City University London's giCentre develops cutting-edge bike use visualisation

City shares expertise with Transport for London to analyse London Cycle Hire data.
by John Stevenson

City University London's giCentre, part of the City Collaborative Transport Hub, is developing innovative research for public transport professionals.

The giCentre - which is involved in high-quality research and education involving the use of Geographic Information (GI) - has combined novel tools for visualising and analysing big data alongside insights into consumer behaviour and preference patterns.

Transport for London (TfL) is collaborating with Professor of Visual Analytics, Jo Wood and PhD candidate, Roger Beecham, to analyse data from the London Cycle Hire scheme.
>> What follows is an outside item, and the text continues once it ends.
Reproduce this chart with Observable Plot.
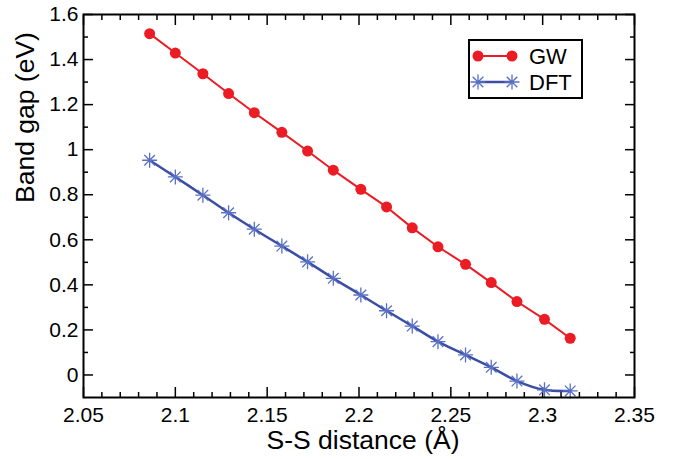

The data is helping to validate the team's new techniques.

The scientists' initial work has allowed TfL to answer important questions about the barriers and incentives that affect the behaviour of cyclists in London. The City team believes that deeper understanding of this behaviour could offer valuable guidance to other cities around the world as they develop and expand similar schemes, aiming to follow the success of London in boosting cycling uptake.

The diagram below maps the transition between geographic and grid views of London Cycle Hire docking station sites. There are three shades of brown indicating the docking station's status in real time: empty, normal and full.

Bike grid

This second diagram below is a still captured from one Professor Wood's videos indicating dominant patterns in the massive numbers of London Cycle Hire journeys (10 million), based on their origins and destinations.

Cycle Flows

According to Professor Wood:

"By using visual analytics, the giCentre is developing applications to understand the millions of journeys made by hundreds of thousands of cyclists across London. This allows transport planners and organisations such as TfL to make better informed decisions to support the movement of people around our cities."